Time and time again, I have seen people following the ways of their spiritual mentors. I have friends in ministry who are incredibly anointed and gifted preachers, but their families are in trouble.

Their wives are sorrowing due to neglect. Their children are rebelling and don't want to have anything to do with church because Daddy's idol is the pulpit.

These preachers put the pulpit before anything else—even before their relationship with God. Ministry has become their god. They are driven, not led. They have no time for family, and very little time for prayer.

Even if they see that they are in a crisis, it's hard for them to pull back and put life's priorities back into proper order. Like a moth drawn to a flame, they seem irresistibly drawn into the grinding machinery of ministry to the point that they have developed an addiction to ministry.

They are, in a sense, workaholics, directing all their energies and drawing their fulfillment from ministry at the expense of the other areas of their lives.

The tragedy is that many times the exact same weaknesses and problems exist in the lives of those who mentored them. Rather than learning from the mistakes of their mentors, they reproduce them.

Unfortunately, this even happens in the area of moral failure. As your fathers did, so do you. Paul exhorted Titus "...to be sober minded, in all things showing yourself to be a pattern of good works, in doctrine showing integrity, reverence, incorruptibility..." (Titus 2:6-7).

In like manner, he told young Timothy to "...be an example to the believers..." (1Tim. 4:12). Your life is a blueprint that someone will follow. Whether positive or negative, someone will follow the pattern you set!

People who weren't even aware that I was learning from their examples have shaped much of my own spiritual life.

I learned the importance of obedience to God by the example of an old woman named Eva, who, despite the fact that it made her unpopular to some, faithfully shared whatever message God had put in her heart.

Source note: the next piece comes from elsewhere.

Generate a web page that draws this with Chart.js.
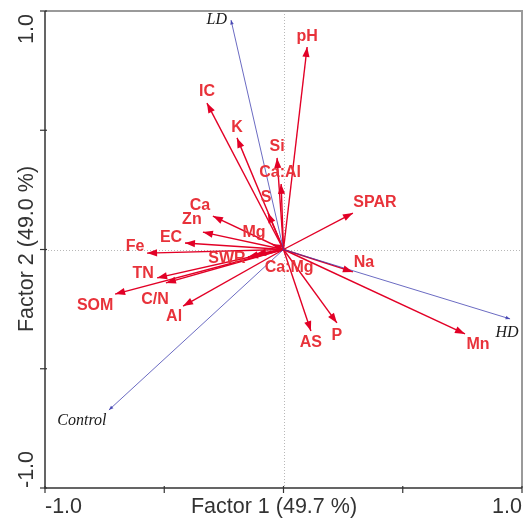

I learned to trust God for strength by watching another aged saint we called Mom. She was close to eighty years old, and yet she single-handedly raised six orphans, ran a ministry, and had oversight of a small business.

I learned the value of praying in the Spirit (1 Cor. 14:2) by observing a traveling evangelist, whose meetings I drove hundreds of miles to attend. He would arrive several hours early to his meetings, find an isolated spot, and pray until it was time to start the meeting.

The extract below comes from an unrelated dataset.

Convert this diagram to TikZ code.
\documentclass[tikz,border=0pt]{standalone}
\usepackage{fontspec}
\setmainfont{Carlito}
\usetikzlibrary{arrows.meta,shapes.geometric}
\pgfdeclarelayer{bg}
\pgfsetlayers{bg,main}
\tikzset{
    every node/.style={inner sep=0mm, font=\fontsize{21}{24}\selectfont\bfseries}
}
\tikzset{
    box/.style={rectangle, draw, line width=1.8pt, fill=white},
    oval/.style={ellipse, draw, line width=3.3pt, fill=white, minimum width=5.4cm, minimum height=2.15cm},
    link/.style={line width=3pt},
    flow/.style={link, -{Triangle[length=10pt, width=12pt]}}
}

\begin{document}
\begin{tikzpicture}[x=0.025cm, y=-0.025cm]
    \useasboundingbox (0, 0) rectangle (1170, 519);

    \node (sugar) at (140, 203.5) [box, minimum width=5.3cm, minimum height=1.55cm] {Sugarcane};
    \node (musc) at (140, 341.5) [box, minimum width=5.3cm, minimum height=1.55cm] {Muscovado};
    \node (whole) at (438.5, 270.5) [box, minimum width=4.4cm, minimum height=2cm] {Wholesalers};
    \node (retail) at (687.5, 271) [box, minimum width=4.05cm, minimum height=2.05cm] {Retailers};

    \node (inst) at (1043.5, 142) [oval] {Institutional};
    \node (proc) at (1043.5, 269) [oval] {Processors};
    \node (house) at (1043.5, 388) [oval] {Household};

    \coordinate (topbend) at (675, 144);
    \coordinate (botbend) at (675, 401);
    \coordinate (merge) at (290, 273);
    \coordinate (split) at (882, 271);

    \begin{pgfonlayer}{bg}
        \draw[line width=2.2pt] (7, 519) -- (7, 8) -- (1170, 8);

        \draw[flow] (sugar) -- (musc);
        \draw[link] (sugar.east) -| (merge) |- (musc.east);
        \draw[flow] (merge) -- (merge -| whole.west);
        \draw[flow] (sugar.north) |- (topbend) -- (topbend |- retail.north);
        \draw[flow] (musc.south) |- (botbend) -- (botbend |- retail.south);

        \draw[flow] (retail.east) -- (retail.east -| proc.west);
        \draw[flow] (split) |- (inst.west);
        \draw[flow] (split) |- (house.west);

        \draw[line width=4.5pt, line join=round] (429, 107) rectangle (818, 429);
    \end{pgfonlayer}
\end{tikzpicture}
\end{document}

I learned the power of boldness from the example of a country preacher who, despite the fact that he had no teeth, preached the gospel without apology and boldly prayed for miracles.

I learned to live by faith through the example of the young boy who brought me to Christ and his family.

I learned to listen in my heart for God's wisdom from the pastor I served for two years when I first entered ministry. People came to him with the most difficult questions and situations and, time after time, I listened as this profound wisdom flowed from his lips. He had learned the secret of listening to God with the ears of his heart while at the same time listening to people with the ears on his head.

All of these people served as patterns for me, and I owe much to their faithful examples. But what of us? What kind of spiritual blueprints are we laying out for others to follow? Are our lives worthy of imitation?